IBCS Paradigm Shifts

Decoupling Components and Crews

By LTC Joshua Urness

Article published on: November 1, 2024 in the Air Defense Artillery Journal E-Edition

Read Time: < 11 mins

The IBCS provides a common mission command and sensor/weapon integration network for all Army AMD echelons that improves protection against threats in complex integrated attack scenarios. (Photo Credit: Nathaniel Pierce, U.S. Army)

Intro

The Integrated Air and Missile Defense Battle Command System (IBCS) represents a revolutionary shift in Air and Missile Defense (AMD) operations. IBCS unbinds Command and Control (C2) nodes from sensors and effectors, offering a modular, scalable approach to Air Defense. To fully leverage the capabilities of IBCS, air defenders must adopt a new mindset that embraces weapon system flexibility and adaptability. This article introduces the foundational elements of IBCS and offers insights into how commanders and personnel can optimize its capabilities. Future articles expand on the broader implications of IBCS, including its role in the Integrated Fire Control Network (IFCN), its use across different phases of operations, and its integration into joint defense frameworks, and accompany previously published articles about the IBCS Paradigm Shift.¹ And IBCS gunnery.²

Framing the IBCS Paradigm Shift

IBCS changes the fundamental assumptions that air defenders use to plan, prepare, execute, and assess AMD. Changing assumptions does not necessarily mean changing our approach, but failing to leverage new capabilities in the next fight is professional negligence. IBCS is more resilient to electronic warfare and communications denied and degraded operational environments (OEs) seen or expected in current and future conflicts. The system logic and communications backbone enable never-before-achievable modularity and distribution essential to survivability on the modern battlefield. The burgeoning integration of sensor and effector types opens the possibility of true mission tailoring, enabling greater engagement efficiencies throughout the depth of the battlefield.

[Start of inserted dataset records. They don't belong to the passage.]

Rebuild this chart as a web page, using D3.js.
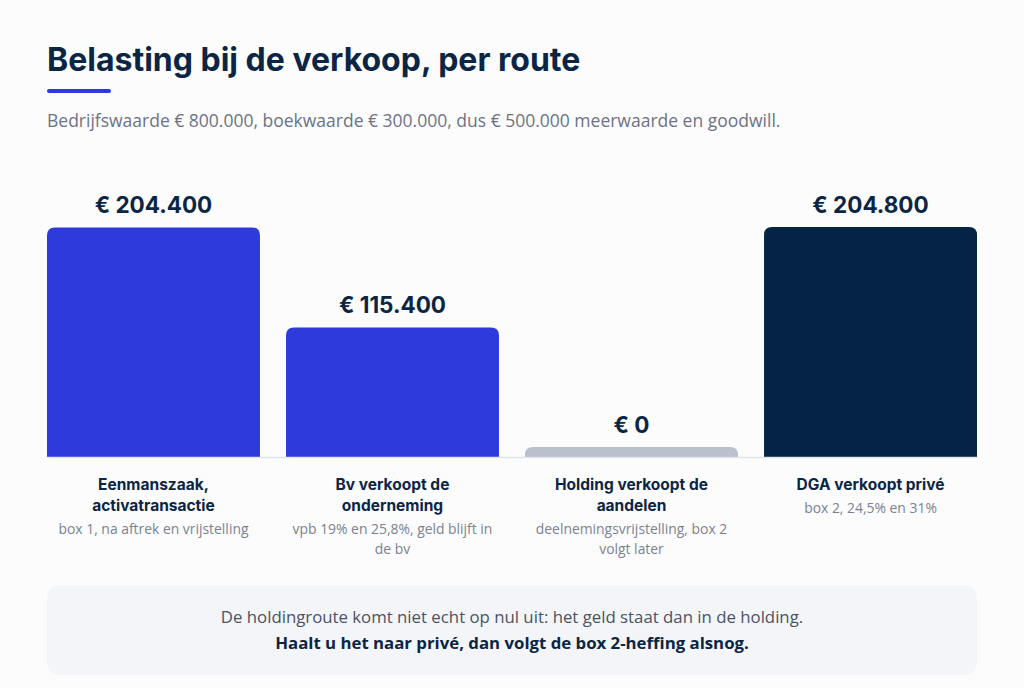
<!DOCTYPE html>
<html><head><meta charset="utf-8">
<script src="https://cdn.jsdelivr.net/npm/d3@7"></script>
<style>
html,body{margin:0;padding:0;background:#fcfcfd;}
svg{display:block;}
</style></head>
<body>
<svg id="c" width="1024" height="688"></svg>
<script>
const categories = ["Eenmanszaak, activatransactie","Bv verkoopt de onderneming","Holding verkoopt de aandelen","DGA verkoopt privé"];
const titleLines = [["Eenmanszaak,","activatransactie"],["Bv verkoopt de","onderneming"],["Holding verkoopt de","aandelen"],["DGA verkoopt privé"]];
const subLines = [["box 1, na aftrek en vrijstelling"],["vpb 19% en 25,8%, geld blijft in","de bv"],["deelnemingsvrijstelling, box 2","volgt later"],["box 2, 24,5% en 31%"]];
const values = [204400,115400,0,204800];
const valueLabels = ["€ 204.400","€ 115.400","€ 0","€ 204.800"];
const colors = ["#2e3adb","#2e3adb","#b9c1cd","#052445"];

const svg = d3.select("#c");
const navy = "#0b2545";
const headFont = "Inter, 'DejaVu Sans', sans-serif";
const bodyFont = "'Open Sans', 'Noto Sans', sans-serif";

svg.append("text").attr("x",47).attr("y",71).attr("font-family",headFont).attr("font-weight",700)
  .attr("font-size",32).attr("fill",navy).text("Belasting bij de verkoop, per route");
svg.append("rect").attr("x",47).attr("y",89).attr("width",64).attr("height",4).attr("rx",2).attr("fill","#2e3adb");
svg.append("text").attr("x",47).attr("y",127).attr("font-family",bodyFont).attr("font-size",17.5)
  .attr("fill","#6b7385").text("Bedrijfswaarde € 800.000, boekwaarde € 300.000, dus € 500.000 meerwaarde en goodwill.");

const x = d3.scaleBand().domain(categories).range([47,977]).paddingInner(0.109).paddingOuter(0);
const y = d3.scaleLinear().domain([0,204800]).range([457,227]);
const minH = 10, r = 8;

function topRounded(x0,y0,w,h,rr){
  rr = Math.min(rr,h,w/2);
  return `M${x0},${y0+h}V${y0+rr}Q${x0},${y0} ${x0+rr},${y0}H${x0+w-rr}Q${x0+w},${y0} ${x0+w},${y0+rr}V${y0+h}Z`;
}

const g = svg.append("g");
categories.forEach((c,i)=>{
  const h = Math.max(minH, y(0)-y(values[i]));
  const top = y(0)-h;
  g.append("path").attr("d",topRounded(x(c),top,x.bandwidth(),h,r)).attr("fill",colors[i]);
  g.append("text").attr("x",x(c)+x.bandwidth()/2).attr("y",top-14).attr("text-anchor","middle")
    .attr("font-family",headFont).attr("font-weight",700).attr("font-size",22.5).attr("fill",navy)
    .text(valueLabels[i]);
  const cx = x(c)+x.bandwidth()/2;
  titleLines[i].forEach((t,j)=>{
    g.append("text").attr("x",cx).attr("y",490+j*21).attr("text-anchor","middle")
      .attr("font-family",headFont).attr("font-weight",700).attr("font-size",15.5).attr("fill",navy).text(t);
  });
  const sy = 490 + titleLines[i].length*21 + 2;
  subLines[i].forEach((t,j)=>{
    g.append("text").attr("x",cx).attr("y",sy+j*20).attr("text-anchor","middle")
      .attr("font-family",bodyFont).attr("font-size",13.9).attr("fill","#7a8292").text(t);
  });
});
svg.append("line").attr("x1",47).attr("x2",977).attr("y1",457.5).attr("y2",457.5).attr("stroke","#dfe3ea").attr("stroke-width",1.5);

svg.append("rect").attr("x",47).attr("y",585).attr("width",930).attr("height",90).attr("rx",12).attr("fill","#f3f5f9");
svg.append("text").attr("x",512).attr("y",623).attr("text-anchor","middle").attr("font-family",bodyFont)
  .attr("font-size",16.8).attr("fill","#4a5264").text("De holdingroute komt niet echt op nul uit: het geld staat dan in de holding.");
svg.append("text").attr("x",512).attr("y",649).attr("text-anchor","middle").attr("font-family",bodyFont)
  .attr("font-weight",700).attr("font-size",16.8).attr("fill",navy).text("Haalt u het naar privé, dan volgt de box 2-heffing alsnog.");
</script>
</body></html>
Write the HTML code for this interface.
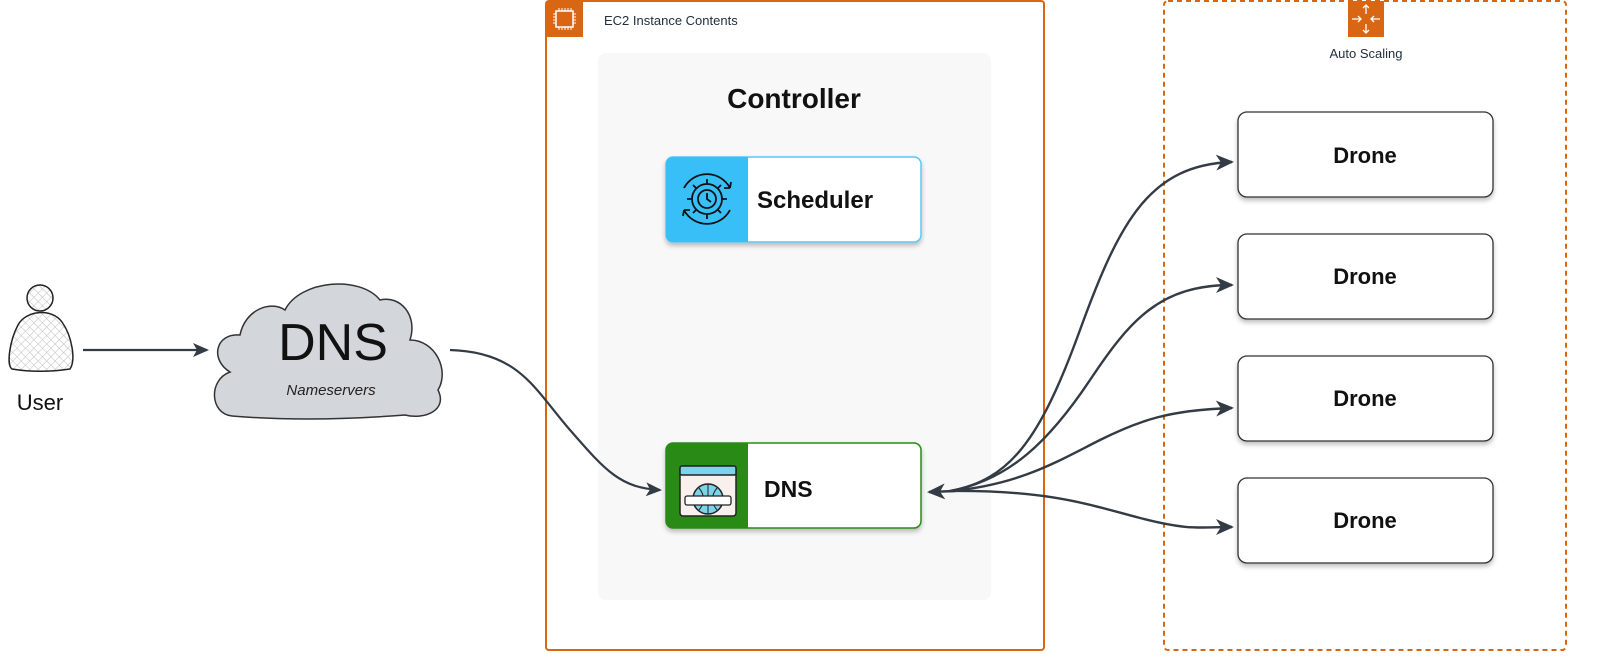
<!DOCTYPE html>
<html><head><meta charset="utf-8"><style>
html,body{margin:0;padding:0;background:#fff;}
svg{display:block}
text{font-family:"Liberation Sans",sans-serif}
</style></head><body>
<svg width="1600" height="665" viewBox="0 0 1600 665" xmlns="http://www.w3.org/2000/svg">
<defs>
<pattern id="hatch" width="6" height="6" patternUnits="userSpaceOnUse" patternTransform="rotate(45)">
<rect width="6" height="6" fill="#fff"/>
<path d="M0 0V6M0 0H6" stroke="#bbb" stroke-width="1"/>
</pattern>
<marker id="ah" markerWidth="16" markerHeight="14" refX="14" refY="7" orient="auto" markerUnits="userSpaceOnUse">
<path d="M0 0L16 7L0 14L4 7Z" fill="#333b45"/>
</marker>
<marker id="ah2" markerWidth="18" markerHeight="16" refX="16" refY="8" orient="auto" markerUnits="userSpaceOnUse">
<path d="M0 0L18 8L0 16L5 8Z" fill="#333b45"/>
</marker>
<filter id="sh" x="-10%" y="-10%" width="120%" height="130%"><feDropShadow dx="0" dy="3" stdDeviation="2.5" flood-color="#000" flood-opacity="0.25"/></filter>
</defs>

<!-- EC2 container -->
<rect x="546" y="1" width="498" height="649" rx="3" fill="#fff" stroke="#d86613" stroke-width="2"/>
<rect x="546" y="1" width="37" height="36" fill="#d86613"/>
<rect x="556" y="11" width="17" height="16" fill="none" stroke="#fff" stroke-width="1.5"/>
<path d="M559 8v3M562 8v3M565 8v3M568 8v3M571 8v3M559 27v3M562 27v3M565 27v3M568 27v3M571 27v3M553 14h3M553 17h3M553 20h3M553 23h3M573 14h3M573 17h3M573 20h3M573 23h3" stroke="#fff" stroke-width="1"/>
<text x="604" y="25" font-size="13" fill="#232f3e">EC2 Instance Contents</text>

<!-- controller panel -->
<rect x="598" y="53" width="393" height="547" rx="8" fill="#f8f8f8"/>
<text x="794" y="108" font-size="28" font-weight="bold" text-anchor="middle" fill="#111">Controller</text>

<!-- scheduler -->
<g filter="url(#sh)">
<rect x="666" y="157" width="255" height="85" rx="7" fill="#fff" stroke="#5ac8fa" stroke-width="1.5"/>
<path d="M673 157H748V242H673A7 7 0 0 1 666 235V164A7 7 0 0 1 673 157Z" fill="#38bff8"/>
</g>
<g fill="none" stroke="#111" stroke-width="1.8">
<circle cx="707" cy="199" r="15"/>
<circle cx="707" cy="199" r="9"/>
<path d="M707 193v6l4 3"/>
<path d="M707 184v-5M707 214v5M692 199h-5M722 199h5M696 188l-3-3M718 210l3 3M718 188l3-3M696 210l-3 3"/>
<path d="M684 188A26 26 0 0 1 730 188M730 210A26 26 0 0 1 684 210"/>
<path d="M730 188l1-6M730 188l-6 0M684 210l-1 6M684 210l6 0"/>
</g>
<text x="757" y="208" font-size="24" font-weight="bold" fill="#111">Scheduler</text>

<!-- DNS node -->
<g filter="url(#sh)">
<rect x="666" y="443" width="255" height="85" rx="7" fill="#fff" stroke="#2a8a17" stroke-width="1.5"/>
<path d="M673 443H748V528H673A7 7 0 0 1 666 521V450A7 7 0 0 1 673 443Z" fill="#2a8a17"/>
</g>
<rect x="680" y="466" width="56" height="50" rx="3" fill="#f7f0ec" stroke="#222" stroke-width="1.5"/>
<rect x="680" y="466" width="56" height="9" rx="2" fill="#7dd3e8" stroke="#222" stroke-width="1.5"/>
<circle cx="708" cy="499" r="15" fill="#7dd3e8" stroke="#222" stroke-width="1.5"/>
<path d="M693 499h30M708 484v30M699 488q9 11 0 22M717 488q-9 11 0 22" stroke="#222" fill="none" stroke-width="1"/>
<rect x="685" y="496" width="46" height="9" rx="2" fill="#fff" stroke="#222" stroke-width="1.3"/>
<text x="764" y="497" font-size="23" font-weight="bold" fill="#111">DNS</text>

<!-- Auto Scaling -->
<rect x="1164" y="1" width="402" height="649" rx="4" fill="none" stroke="#d86613" stroke-width="2" stroke-dasharray="5,4"/>
<rect x="1348" y="1" width="36" height="36" fill="#d86613"/>
<g stroke="#fff" stroke-width="1.3" fill="none">
<path d="M1366 5v9M1363 8l3-3 3 3M1366 33v-9M1363 30l3 3 3-3M1352 19h9M1358 16l3 3-3 3M1380 19h-9M1374 16l-3 3 3 3"/>
</g>
<text x="1366" y="58" font-size="13" text-anchor="middle" fill="#232f3e">Auto Scaling</text>

<g filter="url(#sh)" fill="#fff" stroke="#333" stroke-width="1.3">
<rect x="1238" y="112" width="255" height="85" rx="9"/>
<rect x="1238" y="234" width="255" height="85" rx="9"/>
<rect x="1238" y="356" width="255" height="85" rx="9"/>
<rect x="1238" y="478" width="255" height="85" rx="9"/>
</g>
<g font-size="22" font-weight="bold" text-anchor="middle" fill="#111">
<text x="1365" y="163">Drone</text>
<text x="1365" y="284">Drone</text>
<text x="1365" y="406">Drone</text>
<text x="1365" y="528">Drone</text>
</g>

<!-- User -->
<circle cx="40" cy="298" r="13" fill="url(#hatch)" stroke="#222" stroke-width="1.5"/>
<path d="M12 369C6 365 10 340 18 325C26 310 52 308 62 322C72 336 76 360 70 369C50 372 30 372 12 369Z" fill="url(#hatch)" stroke="#222" stroke-width="1.5"/>
<text x="40" y="410" font-size="22" text-anchor="middle" fill="#111" font-family="DejaVu Sans">User</text>

<!-- arrow user->cloud -->
<line x1="83" y1="350" x2="207" y2="350" stroke="#333b45" stroke-width="2.2" marker-end="url(#ah)"/>

<!-- cloud -->
<path d="M232 416C210 414 208 380 230 372C210 360 215 333 240 335C245 310 270 300 285 310C300 280 360 275 380 300C400 295 418 315 410 340C435 340 450 370 438 390C448 410 425 420 405 415C340 420 280 420 232 416Z" fill="#d3d6db" stroke="#333" stroke-width="1.5"/>
<text x="333" y="360" font-size="52" text-anchor="middle" fill="#111" font-family="DejaVu Sans">DNS</text>
<text x="331" y="395" font-size="15" text-anchor="middle" fill="#222" font-style="italic" font-family="DejaVu Sans">Nameservers</text>

<!-- cloud -> DNS node -->
<path d="M450 350C520 352 535 390 570 430S620 488 660 490" fill="none" stroke="#333b45" stroke-width="2.2" marker-end="url(#ah)"/>

<!-- DNS node <-> drones -->
<g fill="none" stroke="#333b45" stroke-width="2.4">
<path d="M950 491C1010 480 1040 440 1080 330S1150 165 1232 162" marker-end="url(#ah2)"/>
<path d="M950 491C1010 480 1050 440 1090 380S1160 285 1232 285" marker-end="url(#ah2)"/>
<path d="M950 491C1020 485 1060 460 1100 440S1170 410 1232 408" marker-end="url(#ah2)"/>
<path d="M950 491C1050 490 1090 505 1140 518S1200 527 1232 527" marker-end="url(#ah2)"/>
<path d="M955 491L929 492" marker-end="url(#ah2)"/>
</g>
</svg>
</body></html>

With the IBCS conceptual context and the baseline explanation of materiel and personnel in this article, readers should begin to consider questions like “What is a minimum engagement package?” or “What equipment do I need, and where, to accomplish the mission?” and “how many personnel of which type do I need to accomplish the mission?” The answers to these questions in theaters like the Pacific, Europe, and the Middle East may look very different but will be equally transformative. Failing to cognitively modernize as we implement the IBCS weapon system will doom us to fighting the old ways, with the new capabilities, in the future war.

Components of an IBCS-Adapted Patriot Battery

The initial phase of IBCS fielding focuses on adapting Patriot units to operate within the IBCS ecosystem. A typical IBCS-enabled Patriot battery consists of five key components:

• Headquarters: Consists of headquarters platoon members with Joint-Battle Command Platform (JBCP) and access to IBCS-enabled communications equipment.
• Operations System Group: Consists of the vehicle-mounted S-280 shelter and the Interactive Collaborative Environment (ICE). The S-280 Shelter is also called the Engagement Operations Center (EOC). The S-280 and ICE enable engagement operations and integration with the IBCS task force (TF) through the IFCN and Joint Force through the Fires Gateway-based Multi-Tadil Network. The ICE is in an air beam tent supported by the Environmental Control Unit (ECU; power generation and air conditioning), which contains IBCS servers and operator workstations and can also be remoted into an external space or building. The S-280 possesses an onboard relay capability, meaning it does not require an external relay unless the increased length of the external relay mast is necessary based on geography. The ICE can connect to the IFCN through the S-280.
• Sensor System Group: Consists of organized or task-organized sensors and their supporting equipment (adaptation equipment, power generation) within the fire unit. Adapted Patriot battery Sensor System Groups (pre-Lower Tier Air and Missile Defense Sensor [LTAMDS] fielding) consist of the Patriot Radar (RS), Electronic Power Plant (EPP), and Radar Interface Unit (RIU), which is a modified Engagement Control Station (ECS). Additionally, Sensor System Groups could consist of adapted Sentinel Radars (Sentinel radars require hardware modifications not included in the adapted Patriot fielding but can be allocated based on operational needs) and other sensors, as available.
• Launcher System Group: Consists of organized or task-organized effectors, such as Patriot Launchers (modified to support IBCS) and Indirect Fire Protection Capability (IFPC) launchers. The IBCS fielding consists of upgrading M903 launchers to M903A2 launchers. M903A2 launchers are commonly referred to as Link-on-ELES, or LoE LS.
• Relay System Group: Consists of equipment necessary to establish and sustain the IFCN, primarily based on radios hosted on IBCS relays.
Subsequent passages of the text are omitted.